▶ [EXERCISE DETAILS]:
Repeat the lines below exactly as they appear, but leave out the images.

▶ [RECORDS FOR THIS EXERCISE]:
* * * * *
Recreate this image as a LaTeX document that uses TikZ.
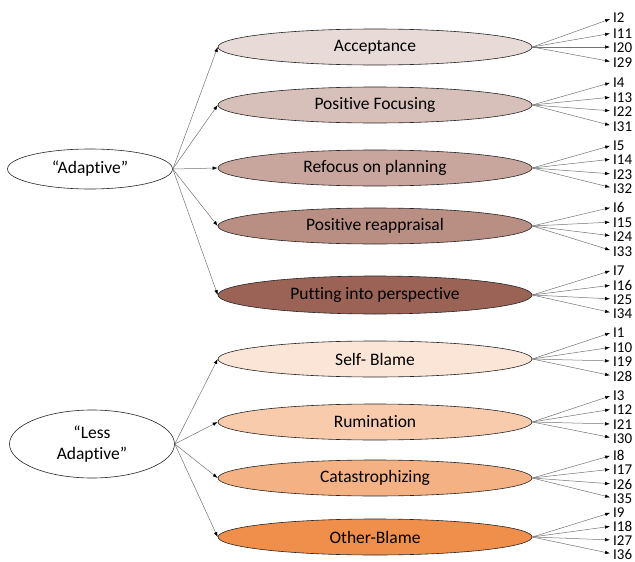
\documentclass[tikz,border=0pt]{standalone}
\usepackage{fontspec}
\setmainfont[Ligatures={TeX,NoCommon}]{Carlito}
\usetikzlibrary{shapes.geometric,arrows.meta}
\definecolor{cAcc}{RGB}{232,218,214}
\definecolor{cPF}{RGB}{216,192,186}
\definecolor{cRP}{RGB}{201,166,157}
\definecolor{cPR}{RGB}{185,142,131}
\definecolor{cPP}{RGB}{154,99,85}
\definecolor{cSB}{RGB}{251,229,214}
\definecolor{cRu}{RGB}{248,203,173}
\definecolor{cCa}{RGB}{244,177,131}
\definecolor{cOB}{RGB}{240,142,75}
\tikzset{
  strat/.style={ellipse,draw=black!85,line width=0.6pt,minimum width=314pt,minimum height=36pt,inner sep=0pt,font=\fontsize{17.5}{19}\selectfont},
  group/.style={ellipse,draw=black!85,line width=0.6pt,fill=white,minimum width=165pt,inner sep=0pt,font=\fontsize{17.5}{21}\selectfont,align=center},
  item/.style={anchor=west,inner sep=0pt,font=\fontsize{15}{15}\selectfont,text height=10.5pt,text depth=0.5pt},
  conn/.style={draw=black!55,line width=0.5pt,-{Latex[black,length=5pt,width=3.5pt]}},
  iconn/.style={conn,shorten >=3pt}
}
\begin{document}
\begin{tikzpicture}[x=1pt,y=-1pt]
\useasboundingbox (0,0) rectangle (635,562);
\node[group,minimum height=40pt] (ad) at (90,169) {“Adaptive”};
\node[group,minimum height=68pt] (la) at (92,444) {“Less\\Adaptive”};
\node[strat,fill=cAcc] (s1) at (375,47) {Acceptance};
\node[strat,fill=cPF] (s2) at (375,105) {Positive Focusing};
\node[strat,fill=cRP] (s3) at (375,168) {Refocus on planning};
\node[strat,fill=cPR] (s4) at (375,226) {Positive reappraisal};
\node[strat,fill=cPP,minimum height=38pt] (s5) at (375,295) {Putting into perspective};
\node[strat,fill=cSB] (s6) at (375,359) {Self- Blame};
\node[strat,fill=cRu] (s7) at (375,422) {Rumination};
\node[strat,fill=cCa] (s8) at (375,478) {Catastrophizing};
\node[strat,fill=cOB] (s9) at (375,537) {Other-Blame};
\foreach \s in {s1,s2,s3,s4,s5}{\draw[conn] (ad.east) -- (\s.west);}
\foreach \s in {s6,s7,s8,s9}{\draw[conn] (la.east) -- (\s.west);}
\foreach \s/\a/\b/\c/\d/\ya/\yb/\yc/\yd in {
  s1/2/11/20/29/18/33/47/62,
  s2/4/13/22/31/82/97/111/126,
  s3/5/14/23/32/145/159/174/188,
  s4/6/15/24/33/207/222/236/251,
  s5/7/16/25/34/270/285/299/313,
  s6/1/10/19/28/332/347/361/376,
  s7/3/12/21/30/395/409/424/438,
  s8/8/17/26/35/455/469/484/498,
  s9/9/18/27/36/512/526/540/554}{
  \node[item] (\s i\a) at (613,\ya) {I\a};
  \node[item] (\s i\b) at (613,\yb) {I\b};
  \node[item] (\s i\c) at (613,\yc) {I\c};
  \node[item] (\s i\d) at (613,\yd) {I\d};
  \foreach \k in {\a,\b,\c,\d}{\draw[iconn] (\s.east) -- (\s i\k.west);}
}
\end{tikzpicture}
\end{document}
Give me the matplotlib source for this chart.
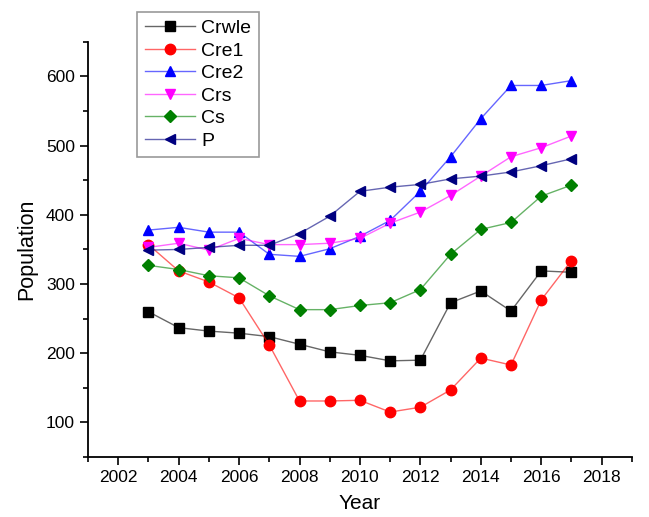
* * * * *
▶ [SOLUTION BELOW]:
Recreate this image as a LaTeX document that uses TikZ.
\documentclass[tikz,border=0pt]{standalone}
\usepackage{fontspec}
\setmainfont[Ligatures={TeX,NoCommon}]{Carlito}
\usetikzlibrary{shapes.geometric,arrows.meta}
\definecolor{cAcc}{RGB}{232,218,214}
\definecolor{cPF}{RGB}{216,192,186}
\definecolor{cRP}{RGB}{201,166,157}
\definecolor{cPR}{RGB}{185,142,131}
\definecolor{cPP}{RGB}{154,99,85}
\definecolor{cSB}{RGB}{251,229,214}
\definecolor{cRu}{RGB}{248,203,173}
\definecolor{cCa}{RGB}{244,177,131}
\definecolor{cOB}{RGB}{240,142,75}
\tikzset{
  strat/.style={ellipse,draw=black!85,line width=0.6pt,minimum width=314pt,minimum height=36pt,inner sep=0pt,font=\fontsize{17.5}{19}\selectfont},
  group/.style={ellipse,draw=black!85,line width=0.6pt,fill=white,minimum width=165pt,inner sep=0pt,font=\fontsize{17.5}{21}\selectfont,align=center},
  item/.style={anchor=west,inner sep=0pt,font=\fontsize{15}{15}\selectfont,text height=10.5pt,text depth=0.5pt},
  conn/.style={draw=black!55,line width=0.5pt,-{Latex[black,length=5pt,width=3.5pt]}},
  iconn/.style={conn,shorten >=3pt}
}
\begin{document}
\begin{tikzpicture}[x=1pt,y=-1pt]
\useasboundingbox (0,0) rectangle (635,562);
\node[group,minimum height=40pt] (ad) at (90,169) {“Adaptive”};
\node[group,minimum height=68pt] (la) at (92,444) {“Less\\Adaptive”};
\node[strat,fill=cAcc] (s1) at (375,47) {Acceptance};
\node[strat,fill=cPF] (s2) at (375,105) {Positive Focusing};
\node[strat,fill=cRP] (s3) at (375,168) {Refocus on planning};
\node[strat,fill=cPR] (s4) at (375,226) {Positive reappraisal};
\node[strat,fill=cPP,minimum height=38pt] (s5) at (375,295) {Putting into perspective};
\node[strat,fill=cSB] (s6) at (375,359) {Self- Blame};
\node[strat,fill=cRu] (s7) at (375,422) {Rumination};
\node[strat,fill=cCa] (s8) at (375,478) {Catastrophizing};
\node[strat,fill=cOB] (s9) at (375,537) {Other-Blame};
\foreach \s in {s1,s2,s3,s4,s5}{\draw[conn] (ad.east) -- (\s.west);}
\foreach \s in {s6,s7,s8,s9}{\draw[conn] (la.east) -- (\s.west);}
\foreach \s/\a/\b/\c/\d/\ya/\yb/\yc/\yd in {
  s1/2/11/20/29/18/33/47/62,
  s2/4/13/22/31/82/97/111/126,
  s3/5/14/23/32/145/159/174/188,
  s4/6/15/24/33/207/222/236/251,
  s5/7/16/25/34/270/285/299/313,
  s6/1/10/19/28/332/347/361/376,
  s7/3/12/21/30/395/409/424/438,
  s8/8/17/26/35/455/469/484/498,
  s9/9/18/27/36/512/526/540/554}{
  \node[item] (\s i\a) at (613,\ya) {I\a};
  \node[item] (\s i\b) at (613,\yb) {I\b};
  \node[item] (\s i\c) at (613,\yc) {I\c};
  \node[item] (\s i\d) at (613,\yd) {I\d};
  \foreach \k in {\a,\b,\c,\d}{\draw[iconn] (\s.east) -- (\s i\k.west);}
}
\end{tikzpicture}
\end{document}
Give me the matplotlib source for this chart.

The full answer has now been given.